On the way, I had a guy in a car pull out in front of me and almost hit me. I had to take evasive action, but I did what I was supposed to do and kept the bike upright. He stopped at the last instant but he got an earful from me.
It was totally uncalled for. I was in the left turn lane right where I was supposed to be. I was wearing bright colors and easy to see. I very clearly signaled my intention to turn. We made eye contact. There was no other traffic on the road. All he had to do was wait five seconds and the way would have been as clear as the big blue sky but he pushed it like so many motorists so often do. He thought he could beat me even though I was going about 7 mph and it was obvious he couldn’t. Had he hit me, it would have wrecked my Thanksgiving. His, too, by the time my wife got through with him.
I found myself thinking about this incident as I rode on. Before heading out this morning, I read that a Utah highway patrolman who had been clinging to life for the last four days after being hit by a sixteen year old girl earlier this week passed away. He was trying to assist traffic after coming across a low hanging power line on a two lane state highway when she ran him down. Also this week there was the tragic school bus accident in Chattanooga that cost six children their lives.
Whenever this sort of thing happens, there’s an outpouring of sympathy accompanied by some soul searching. We don’t search very deep, though. Instead, we compartmentalize. The general consensus is that these are just tragic accidents that simply cannot be avoided, but this is nonsense. They can be avoided and they should be avoided. It’s very easy. Slow down. Be patient. Wait.

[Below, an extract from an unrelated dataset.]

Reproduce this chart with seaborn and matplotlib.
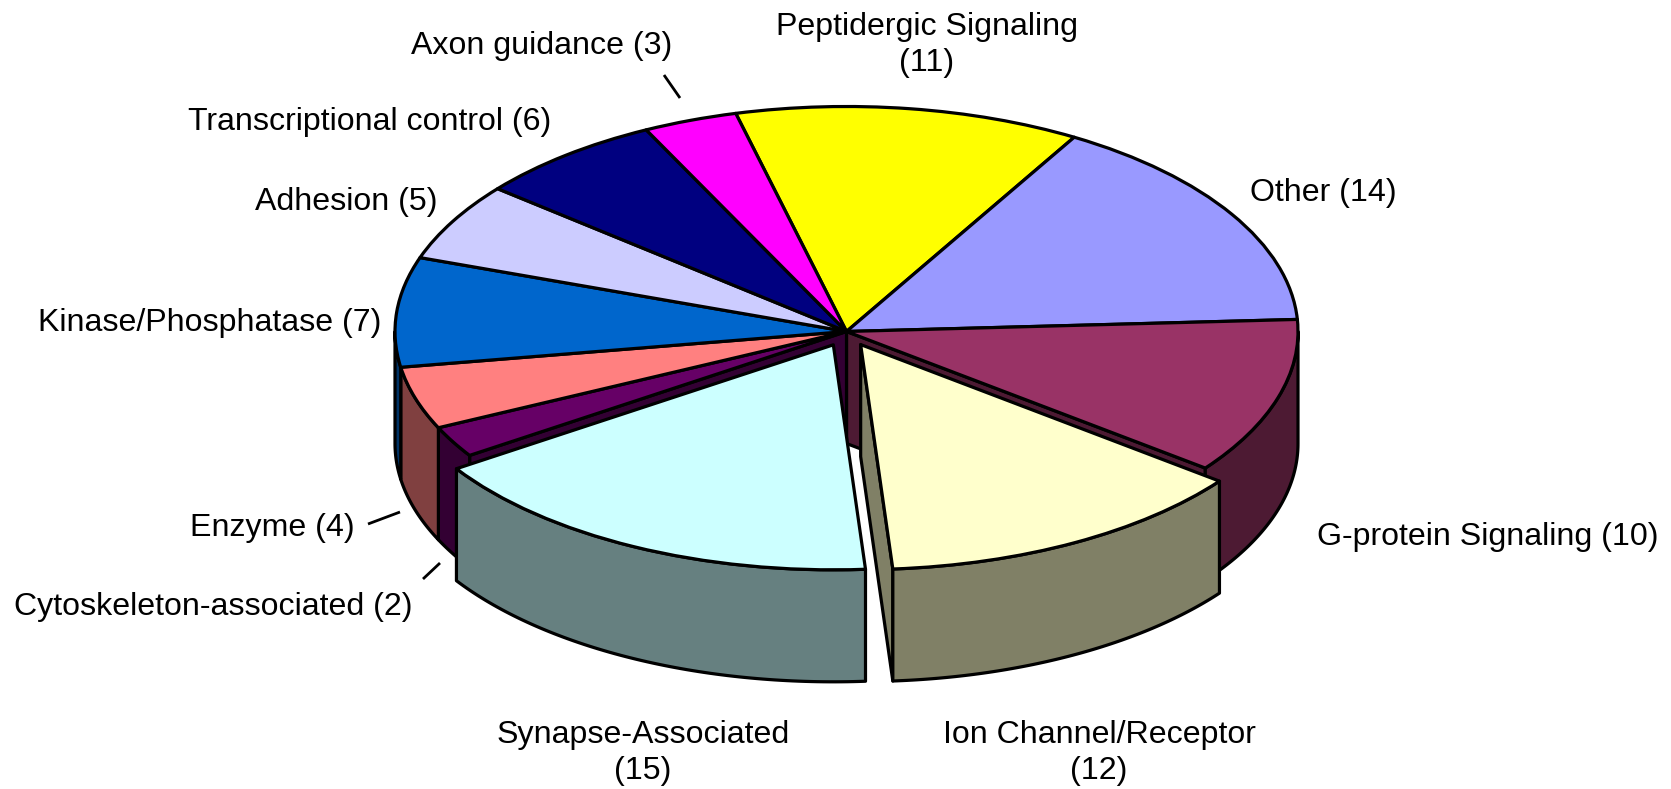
import numpy as np
import pandas as pd
import seaborn as sns
import matplotlib
matplotlib.use("Agg")
import matplotlib.pyplot as plt
from matplotlib.patches import Polygon

categories = ["Peptidergic Signaling", "Other", "G-protein Signaling", "Ion Channel/Receptor",
              "Synapse-Associated", "Cytoskeleton-associated", "Enzyme", "Kinase/Phosphatase",
              "Adhesion", "Transcriptional control", "Axon guidance"]
counts = [11, 14, 10, 12, 15, 2, 4, 7, 5, 6, 3]
exploded = [0, 0, 0, 1, 1, 0, 0, 0, 0, 0, 0]
top_colors = ["#FFFF00", "#9999FF", "#993366", "#FFFFCC", "#CCFFFF", "#660066",
              "#FF8080", "#0066CC", "#CCCCFF", "#000080", "#FF00FF"]
two_line = [1, 0, 0, 1, 1, 0, 0, 0, 0, 0, 0]
label_xy = [(927, 45), (1323, 193), (1488, 537), (1099, 753), (643, 753), (213, 607),
            (272, 528), (210, 323), (346, 202), (370, 122), (542, 46)]
leaders = [((664, 75), (680, 98)), ((368, 524), (400, 512)), ((423, 579), (440, 563))]

W, H = 1671, 789
CX, CY, RX, RY, DEPTH = 846.5, 331.5, 451.5, 225, 112
LW = 2.3

df = pd.DataFrame({"category": categories, "count": counts, "explode": exploded,
                   "color": top_colors, "two_line": two_line})

sns.set_theme(style="white", rc={"font.family": ["Liberation Sans", "DejaVu Sans"]})
plt.rcParams["font.family"] = ["Liberation Sans", "DejaVu Sans"]

fig = plt.figure(figsize=(W / 100, H / 100), dpi=100, facecolor="white")
ax = fig.add_axes([0, 0, 1, 1])

wedges, _ = ax.pie(df["count"], colors=sns.color_palette(top_colors, len(top_colors)),
                   startangle=104.2, counterclock=False,
                   explode=0.066 * df["explode"].to_numpy(),
                   wedgeprops=dict(edgecolor="black", linewidth=LW, joinstyle="round"))

# pixel-to-data mapping: 1 data unit = RX px across, RY px up
ax.set_aspect("auto")
ax.set_xlim(-CX / RX, (W - CX) / RX)
ax.set_ylim(-(H - CY) / RY, CY / RY)
ax.set_frame_on(False)
d = DEPTH / RY


def dark(c):
    return tuple(0.5 * v for v in matplotlib.colors.to_rgb(c))


def wall(points, color, z):
    top = np.asarray(points, float)
    bottom = top[::-1] - [0, d]
    ax.add_patch(Polygon(np.vstack([top, bottom]), closed=True, facecolor=dark(color),
                         edgecolor="black", linewidth=LW, joinstyle="round", zorder=z))


def point(w, t):
    a = np.radians(t)
    return w.center[0] + np.cos(a), w.center[1] + np.sin(a)


n = len(wedges)
for i, w in enumerate(wedges):
    is_exp = bool(exploded[i])
    base = 10 if is_exp else 1
    if exploded[i] and i == 4:
        base = 20
    color = top_colors[i]
    # radial side faces
    prev_exp, next_exp = exploded[(i - 1) % n], exploded[(i + 1) % n]
    t1, t2 = w.theta1, w.theta2   # t2 borders the previous slice, t1 the next one
    show_t2 = np.cos(np.radians(t2)) < 0 and (is_exp or prev_exp)
    show_t1 = np.cos(np.radians(t1)) > 0 and (is_exp or next_exp)
    if show_t2:
        wall([w.center, point(w, t2)], color, base)
    if show_t1:
        wall([w.center, point(w, t1)], color, base)
    # outer rim face, front half only
    lo, hi = max(t1, -180), min(t2, 0)
    if hi > lo:
        ts = np.linspace(lo, hi, 80)
        wall([point(w, t) for t in ts], color, base + 1)
    w.set_zorder(base + 2)

for i, (x, y) in enumerate(label_xy):
    sep = "\n" if two_line[i] else " "
    ax.text((x - CX) / RX, (CY - y) / RY, f"{categories[i]}{sep}({counts[i]})",
            ha="center", va="center", fontsize=23.1, color="black", linespacing=1.3, zorder=30)

for (x0, y0), (x1, y1) in leaders:
    ax.plot([(x0 - CX) / RX, (x1 - CX) / RX], [(CY - y0) / RY, (CY - y1) / RY],
            color="black", lw=2.0, zorder=30, solid_capstyle="butt")

fig.savefig("out.png", dpi=100, facecolor="white")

Speed is almost always a factor when people die on America’s highways and the crazy thing about it is that I don’t think the people doing the speeding even know why they’re doing it. I don’t believe they’re saving any time. I caught up to the guy who almost hit me at the next stop light and then I passed him as he waited behind the driver in front of him who was turning left. He had to wait a while. I never saw him again.
It took me thirty minutes to cover the seven miles from my home to the library this morning and it took me thirty minutes to get home. Had I driven, I might have made it in half that time. But that’s only part of the story. Because I was moving at a more reasonable pace, I arrived at the library refreshed instead of stressed. I also got in a workout, so if you factor in gym time I am way ahead.
I don’t know how to tell this story in a way that resonates with people, but it seems so clear to me all this speeding around is not accomplishing anything. It’s getting people killed and it’s putting others in harm’s way. Those doing the speeding are stressed beyond all reasonable measures and they’re not even saving any time when it comes right down to it.
The idea behind Thanksgiving is to slow down, to pause and give thanks for all the many things we have in life. It’s one of my favorite holidays. I think it would be great if we would all choose to slow down more than one day a year. We could save lives. We could live healthier lives ourselves. We could be happier. I can’t imagine a greater gift to give ourselves. That’s what my bike does for me, and for that I am thankful. My Thanksgiving wish for you is a safe and enjoyable weekend. I hope you have a chance to get out and slow down…on a bicycle. Peace.